─── MATERIAL FOR THE TASK ───

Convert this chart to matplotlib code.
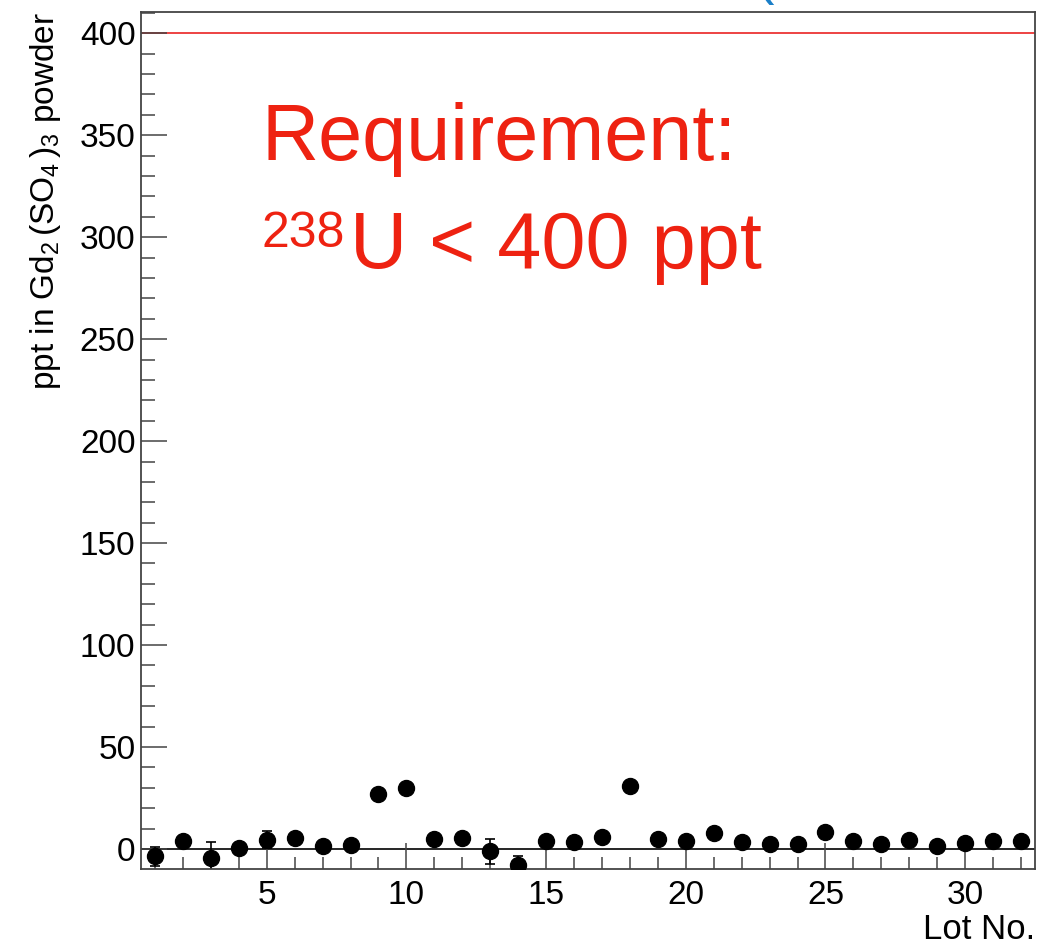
import numpy as np
import matplotlib
matplotlib.use("Agg")
import matplotlib.pyplot as plt
from matplotlib.ticker import MultipleLocator

plt.rcParams['font.family'] = ['Liberation Sans', 'DejaVu Sans']
plt.rcParams['mathtext.fontset'] = 'custom'
plt.rcParams['mathtext.rm'] = 'Liberation Sans'
plt.rcParams['mathtext.it'] = 'Liberation Sans:italic'

# U-238 content per Gd2(SO4)3 lot, ppt
lot_no = np.arange(1, 33)
u238_ppt = [-3.6, 3.8, -4.6, 0.5, 4.6, 5.2, 1.6, 1.8, 26.8, 29.7,
            5.1, 5.4, -1.2, -7.8, 4.1, 3.6, 5.9, 30.7, 4.7, 3.8,
            8.0, 3.6, 2.6, 2.3, 8.5, 4.1, 2.4, 4.2, 1.6, 2.8,
            4.1, 4.1]
u238_err = [4.5, 1.5, 7.8, 1.5, 4.0, 1.5, 1.5, 1.5, 1.5, 1.5,
            1.5, 1.5, 6.0, 4.2, 1.5, 1.5, 1.5, 1.5, 1.5, 1.5,
            1.5, 1.5, 1.5, 1.5, 1.5, 1.5, 1.5, 1.5, 1.5, 1.5,
            1.5, 1.5]
requirement_ppt = 400

W, H = 1055, 944
fig = plt.figure(figsize=(W / 100, H / 100), dpi=100)
ax = fig.add_axes([141 / W, 1 - 869 / H, (1035 - 141) / W, (869 - 12) / H])

frame_color = '#444444'
red = '#ee2211'

ax.axhline(0, color='black', lw=1.2, zorder=1)
ax.axhline(requirement_ppt, color='#e81010', lw=1.1, zorder=1)

# error bars first, then the markers on top so short bars hide behind them
ax.errorbar(lot_no, u238_ppt, yerr=u238_err, fmt='none', ecolor='black',
            elinewidth=1.2, capsize=3.6, capthick=1.2, zorder=2)
ax.plot(lot_no, u238_ppt, 'o', color='black', ms=11.5, zorder=3)

ax.set_xlim(0.5, 32.5)
ax.set_ylim(-9.8, 410.4)

ax.xaxis.set_major_locator(MultipleLocator(5))
ax.xaxis.set_minor_locator(MultipleLocator(1))
ax.yaxis.set_major_locator(MultipleLocator(50))
ax.yaxis.set_minor_locator(MultipleLocator(10))

ax.tick_params(axis='x', which='major', direction='in', length=19, width=1.1,
               color=frame_color, labelsize=24, pad=8)
ax.tick_params(axis='x', which='minor', direction='in', length=9, width=1.1,
               color=frame_color)
ax.tick_params(axis='y', which='major', direction='in', length=19, width=1.1,
               color=frame_color, labelsize=24, pad=4)
ax.tick_params(axis='y', which='minor', direction='in', length=10, width=1.1,
               color=frame_color)

for side in ax.spines.values():
    side.set_color(frame_color)
    side.set_linewidth(1.3)

ax.set_xlabel('Lot No.', fontsize=25, ha='right', labelpad=0)
ax.xaxis.set_label_coords(1.0, (869 - 939) / 857)
ax.xaxis.label.set_verticalalignment('baseline')

fig.text(46 / W, 1 - 12 / H,
         r'ppt in Gd$_2\,$(SO$_4\,$)$_3$ powder',
         rotation=90, ha='center', va='top', fontsize=24)

# requirement note, superscript drawn as its own smaller text
fig.text(262 / W, 1 - 160 / H, 'Requirement:',
         color=red, fontsize=57, ha='left', va='baseline')
fig.text(262 / W, 1 - 247 / H, '238',
         color=red, fontsize=36, ha='left', va='baseline')
fig.text(350 / W, 1 - 268 / H, 'U < 400 ppt',
         color=red, fontsize=57, ha='left', va='baseline')

# tail of the title above the frame
fig.text(765 / W, 1 - 5 / H, '(', color='#1a7fc8', fontsize=40,
         ha='center', va='bottom')

fig.savefig('out.png', dpi=100)
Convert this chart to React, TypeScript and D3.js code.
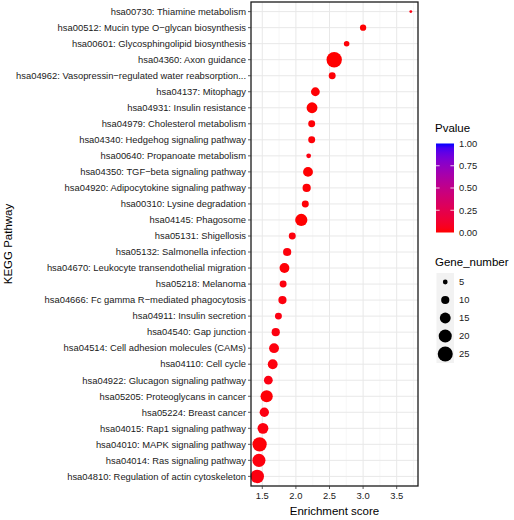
import React from "react";
import * as d3 from "d3";

const pathways = [
  "hsa00730: Thiamine metabolism",
  "hsa00512: Mucin type O−glycan biosynthesis",
  "hsa00601: Glycosphingolipid biosynthesis",
  "hsa04360: Axon guidance",
  "hsa04962: Vasopressin−regulated water reabsorption...",
  "hsa04137: Mitophagy",
  "hsa04931: Insulin resistance",
  "hsa04979: Cholesterol metabolism",
  "hsa04340: Hedgehog signaling pathway",
  "hsa00640: Propanoate metabolism",
  "hsa04350: TGF−beta signaling pathway",
  "hsa04920: Adipocytokine signaling pathway",
  "hsa00310: Lysine degradation",
  "hsa04145: Phagosome",
  "hsa05131: Shigellosis",
  "hsa05132: Salmonella infection",
  "hsa04670: Leukocyte transendothelial migration",
  "hsa05218: Melanoma",
  "hsa04666: Fc gamma R−mediated phagocytosis",
  "hsa04911: Insulin secretion",
  "hsa04540: Gap junction",
  "hsa04514: Cell adhesion molecules (CAMs)",
  "hsa04110: Cell cycle",
  "hsa04922: Glucagon signaling pathway",
  "hsa05205: Proteoglycans in cancer",
  "hsa05224: Breast cancer",
  "hsa04015: Rap1 signaling pathway",
  "hsa04010: MAPK signaling pathway",
  "hsa04014: Ras signaling pathway",
  "hsa04810: Regulation of actin cytoskeleton",
];

const enrichment = [
  3.71, 3.0, 2.755, 2.57, 2.54, 2.29, 2.24, 2.235, 2.235, 2.19,
  2.18, 2.16, 2.14, 2.08, 1.946, 1.87, 1.83, 1.81, 1.8, 1.74,
  1.7, 1.675, 1.655, 1.59, 1.565, 1.53, 1.51, 1.46, 1.45, 1.425,
];

const geneNumber = [
  3, 7, 6, 26, 8, 11, 15, 8, 8, 5,
  13, 10, 8, 18, 8, 10, 13, 8, 10, 8,
  10, 13, 13, 11, 18, 12, 15, 23, 20, 21,
];

const pvalue = [
  0.03, 0.004, 0.012, 0.0001, 0.008, 0.006, 0.002, 0.01, 0.011, 0.03,
  0.004, 0.008, 0.012, 0.001, 0.02, 0.018, 0.009, 0.025, 0.02, 0.03,
  0.025, 0.02, 0.022, 0.03, 0.01, 0.03, 0.025, 0.012, 0.02, 0.025,
];

const xTicks = [1.5, 2.0, 2.5, 3.0, 3.5];
const xMinor = [1.75, 2.25, 2.75, 3.25, 3.75];
const pTicks = [0, 0.25, 0.5, 0.75, 1.0];
const sizeBreaks = [5, 10, 15, 20, 25];

const FONT = "'Liberation Sans', Arial, Helvetica, sans-serif";

export default function App() {
  const W = 514;
  const H = 520;
  const left = 251;
  const right = 418;
  const top = 2;
  const bottom = 486;

  const x = d3.scaleLinear().domain([1.332, 3.817]).range([left, right]);
  const y = d3.scalePoint<string>().domain(pathways).range([top, bottom]).padding(0.6);
  const rScale = d3
    .scaleLinear()
    .domain([Math.sqrt(3), Math.sqrt(26)])
    .range([1.45, 7.7]);
  const r = (n: number) => rScale(Math.sqrt(n));
  const colorInterp = d3.interpolateLab("#FF0000", "#0000FF");
  const color = d3.scaleLinear().domain([0, 1]).range([0, 1]);

  // colorbar
  const cbX = 436;
  const cbW = 18;
  const cbTop = 143.5;
  const cbBottom = 232.5;
  const cbY = d3.scaleLinear().domain([0, 1]).range([cbBottom, cbTop]);
  const gradStops = d3.range(0, 1.0001, 0.05);

  const keyX = 436.5;
  const keyW = 17.5;
  const keyH = 18;
  const keyTop = 273;

  return (
    <svg
      width={W}
      height={H}
      style={{ position: "absolute", left: 0, top: 0, background: "#fff" }}
      fontFamily={FONT}
    >
      <defs>
        <linearGradient id="pgrad" x1="0" y1="1" x2="0" y2="0">
          {gradStops.map((t) => (
            <stop key={t} offset={`${t * 100}%`} stopColor={colorInterp(t)} />
          ))}
        </linearGradient>
      </defs>
      <rect x={0} y={0} width={W} height={H} fill="#fff" />
      {/* panel grid */}
      <rect x={left} y={top} width={right - left} height={bottom - top} fill="#fff" />
      {xMinor.map((v) => (
        <line key={"mn" + v} x1={x(v)} x2={x(v)} y1={top} y2={bottom} stroke="#f2f2f2" strokeWidth={0.6} />
      ))}
      {xTicks.map((v) => (
        <line key={"mj" + v} x1={x(v)} x2={x(v)} y1={top} y2={bottom} stroke="#e8e8e8" strokeWidth={1} />
      ))}
      {pathways.map((p) => (
        <line key={"h" + p} x1={left} x2={right} y1={y(p)} y2={y(p)} stroke="#e8e8e8" strokeWidth={1} />
      ))}
      {/* points */}
      {pathways.map((p, i) => (
        <circle
          key={"c" + p}
          cx={x(enrichment[i])}
          cy={y(p)}
          r={r(geneNumber[i])}
          fill={colorInterp(color(pvalue[i]))}
        />
      ))}
      <rect
        x={left}
        y={top}
        width={right - left}
        height={bottom - top}
        fill="none"
        stroke="#1a1a1a"
        strokeWidth={1.3}
      />
      {/* y axis */}
      {pathways.map((p) => (
        <g key={"yl" + p}>
          <line x1={left - 3} x2={left} y1={y(p)} y2={y(p)} stroke="#333" strokeWidth={0.8} />
          <text
            x={left - 5}
            y={y(p)}
            dy="0.35em"
            textAnchor="end"
            fontSize={9.4}
            fill="#1a1a1a"
          >
            {p}
          </text>
        </g>
      ))}
      {/* x axis */}
      {xTicks.map((v) => (
        <g key={"xt" + v}>
          <line x1={x(v)} x2={x(v)} y1={bottom} y2={bottom + 3} stroke="#333" strokeWidth={0.8} />
          <text x={x(v)} y={bottom + 12.5} textAnchor="middle" fontSize={9.4} fill="#1a1a1a">
            {d3.format(".1f")(v)}
          </text>
        </g>
      ))}
      <text x={(left + right) / 2} y={515} textAnchor="middle" fontSize={11.5} fill="#000">
        Enrichment score
      </text>
      <text
        transform={`translate(12, ${(top + bottom) / 2}) rotate(-90)`}
        textAnchor="middle"
        fontSize={11.5}
        fill="#000"
      >
        KEGG Pathway
      </text>
      {/* Pvalue legend */}
      <text x={435} y={132} fontSize={11.5} fill="#000">
        Pvalue
      </text>
      <rect x={cbX} y={cbTop} width={cbW} height={cbBottom - cbTop} fill="url(#pgrad)" />
      {pTicks.map((t) => (
        <g key={"pt" + t}>
          {t > 0 && t < 1 && (
            <>
              <line x1={cbX} x2={cbX + 3.6} y1={cbY(t)} y2={cbY(t)} stroke="#fff" strokeWidth={0.8} />
              <line x1={cbX + cbW - 3.6} x2={cbX + cbW} y1={cbY(t)} y2={cbY(t)} stroke="#fff" strokeWidth={0.8} />
            </>
          )}
          <text x={459} y={cbY(t)} dy="0.35em" fontSize={9.4} fill="#1a1a1a">
            {d3.format(".2f")(t)}
          </text>
        </g>
      ))}
      {/* Gene_number legend */}
      <text x={435} y={266} fontSize={11.5} fill="#000">
        Gene_number
      </text>
      {sizeBreaks.map((s, i) => {
        const cy = keyTop + keyH * i + keyH / 2;
        return (
          <g key={"sk" + s}>
            <rect x={keyX} y={keyTop + keyH * i} width={keyW} height={keyH} fill="#f2f2f2" />
            <circle cx={keyX + keyW / 2} cy={cy} r={r(s)} fill="#000" />
            <text x={459} y={cy} dy="0.35em" fontSize={9.4} fill="#1a1a1a">
              {s}
            </text>
          </g>
        );
      })}
    </svg>
  );
}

───

Transcribe, leaving out pictures, each line from the one containing "Convert this chart to React, TypeScript" through the one containing "import * as".

FINAL RESULT:
Convert this chart to React, TypeScript and D3.js code.
import React from "react";
import * as d3 from "d3";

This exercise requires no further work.